**Prompt**
Copy out exactly the lines spanning the line with "Recreate this image" to the line with "from matplotlib.patches import Rectangle", inclusive, from the data underneath, with no pictures.

**Source material**
========
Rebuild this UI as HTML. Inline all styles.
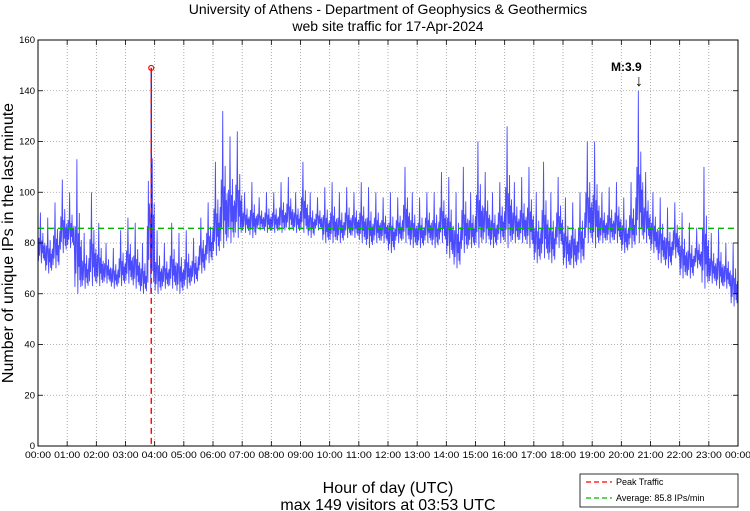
========
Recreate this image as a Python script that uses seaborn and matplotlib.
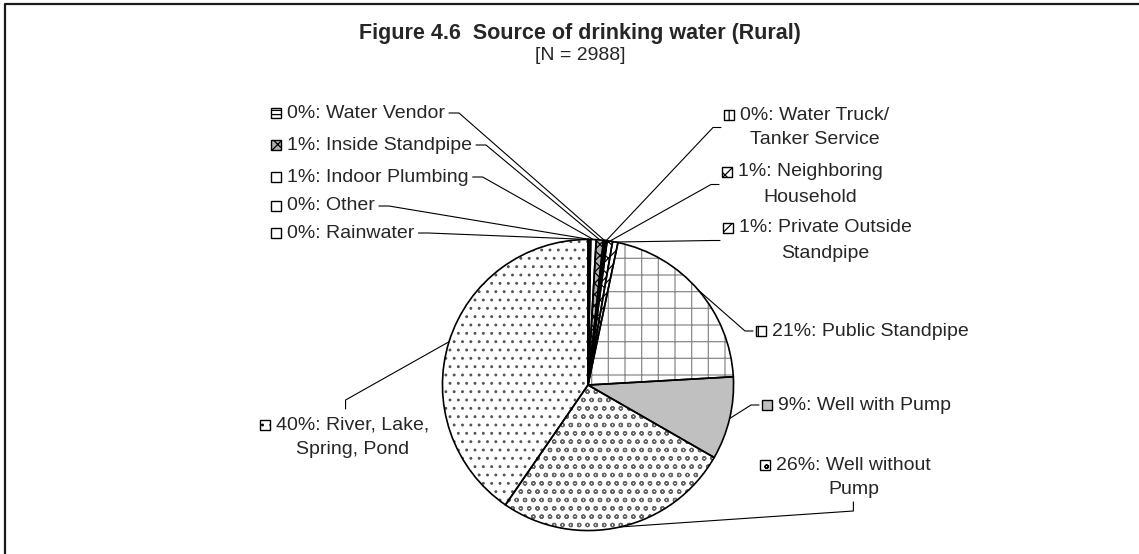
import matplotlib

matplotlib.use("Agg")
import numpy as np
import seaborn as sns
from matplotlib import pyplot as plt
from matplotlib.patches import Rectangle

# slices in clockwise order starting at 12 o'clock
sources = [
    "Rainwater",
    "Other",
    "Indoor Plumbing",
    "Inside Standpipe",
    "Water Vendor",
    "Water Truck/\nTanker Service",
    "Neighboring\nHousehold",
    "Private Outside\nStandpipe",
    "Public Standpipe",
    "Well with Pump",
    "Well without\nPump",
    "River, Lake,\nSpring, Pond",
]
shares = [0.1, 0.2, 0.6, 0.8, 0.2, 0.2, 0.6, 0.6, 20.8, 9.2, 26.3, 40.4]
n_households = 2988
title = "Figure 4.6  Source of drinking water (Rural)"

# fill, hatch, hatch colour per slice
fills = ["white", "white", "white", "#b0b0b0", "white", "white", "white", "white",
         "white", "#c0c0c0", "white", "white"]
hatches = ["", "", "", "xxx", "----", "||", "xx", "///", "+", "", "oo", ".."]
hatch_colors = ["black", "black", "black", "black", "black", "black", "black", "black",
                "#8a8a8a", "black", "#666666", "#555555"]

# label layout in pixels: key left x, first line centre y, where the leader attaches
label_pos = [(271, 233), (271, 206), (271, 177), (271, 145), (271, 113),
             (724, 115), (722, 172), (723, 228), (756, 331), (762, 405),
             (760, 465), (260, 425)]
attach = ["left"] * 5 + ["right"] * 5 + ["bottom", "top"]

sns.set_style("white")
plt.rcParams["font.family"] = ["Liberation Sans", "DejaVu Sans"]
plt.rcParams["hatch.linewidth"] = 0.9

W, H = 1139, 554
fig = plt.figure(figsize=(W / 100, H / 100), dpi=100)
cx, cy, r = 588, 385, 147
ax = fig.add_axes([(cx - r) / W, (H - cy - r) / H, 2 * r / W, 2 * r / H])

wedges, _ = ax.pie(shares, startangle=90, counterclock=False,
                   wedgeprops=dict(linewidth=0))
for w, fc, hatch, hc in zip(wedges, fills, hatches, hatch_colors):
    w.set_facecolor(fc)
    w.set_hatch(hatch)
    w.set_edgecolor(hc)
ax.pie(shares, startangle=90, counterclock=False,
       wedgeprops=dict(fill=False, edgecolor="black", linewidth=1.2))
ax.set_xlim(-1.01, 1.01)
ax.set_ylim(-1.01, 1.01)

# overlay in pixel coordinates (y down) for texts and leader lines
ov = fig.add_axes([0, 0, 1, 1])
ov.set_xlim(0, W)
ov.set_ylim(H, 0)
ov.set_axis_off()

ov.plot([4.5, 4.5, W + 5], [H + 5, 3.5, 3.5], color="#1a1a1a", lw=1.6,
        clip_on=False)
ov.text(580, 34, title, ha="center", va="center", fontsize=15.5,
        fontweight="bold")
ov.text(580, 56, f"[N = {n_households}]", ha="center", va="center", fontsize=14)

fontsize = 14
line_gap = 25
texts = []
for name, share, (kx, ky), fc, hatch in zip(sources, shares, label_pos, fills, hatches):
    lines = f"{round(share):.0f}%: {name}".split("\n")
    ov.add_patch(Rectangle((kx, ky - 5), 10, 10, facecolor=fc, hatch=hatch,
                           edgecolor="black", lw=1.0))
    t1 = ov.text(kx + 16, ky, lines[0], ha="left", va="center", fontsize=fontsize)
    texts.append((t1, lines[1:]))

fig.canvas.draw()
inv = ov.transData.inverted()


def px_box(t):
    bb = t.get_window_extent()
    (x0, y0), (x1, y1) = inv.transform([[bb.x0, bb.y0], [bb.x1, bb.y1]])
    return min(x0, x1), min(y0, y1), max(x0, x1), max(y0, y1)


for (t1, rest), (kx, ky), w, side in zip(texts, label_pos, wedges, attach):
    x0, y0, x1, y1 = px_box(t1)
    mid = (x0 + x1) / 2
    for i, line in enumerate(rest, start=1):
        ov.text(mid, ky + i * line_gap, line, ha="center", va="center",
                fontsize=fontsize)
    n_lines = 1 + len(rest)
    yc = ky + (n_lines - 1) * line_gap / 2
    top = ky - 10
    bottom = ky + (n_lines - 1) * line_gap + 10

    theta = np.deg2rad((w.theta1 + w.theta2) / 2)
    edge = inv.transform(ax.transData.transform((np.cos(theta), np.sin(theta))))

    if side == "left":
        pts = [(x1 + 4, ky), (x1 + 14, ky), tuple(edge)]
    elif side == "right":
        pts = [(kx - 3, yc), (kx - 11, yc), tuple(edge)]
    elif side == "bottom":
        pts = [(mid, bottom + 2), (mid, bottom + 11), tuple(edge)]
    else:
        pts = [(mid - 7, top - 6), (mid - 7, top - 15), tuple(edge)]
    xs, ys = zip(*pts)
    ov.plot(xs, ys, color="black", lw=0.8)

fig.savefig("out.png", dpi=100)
========
**Solution for this problem**
Recreate this image as a Python script that uses seaborn and matplotlib.
import matplotlib

matplotlib.use("Agg")
import numpy as np
import seaborn as sns
from matplotlib import pyplot as plt
from matplotlib.patches import Rectangle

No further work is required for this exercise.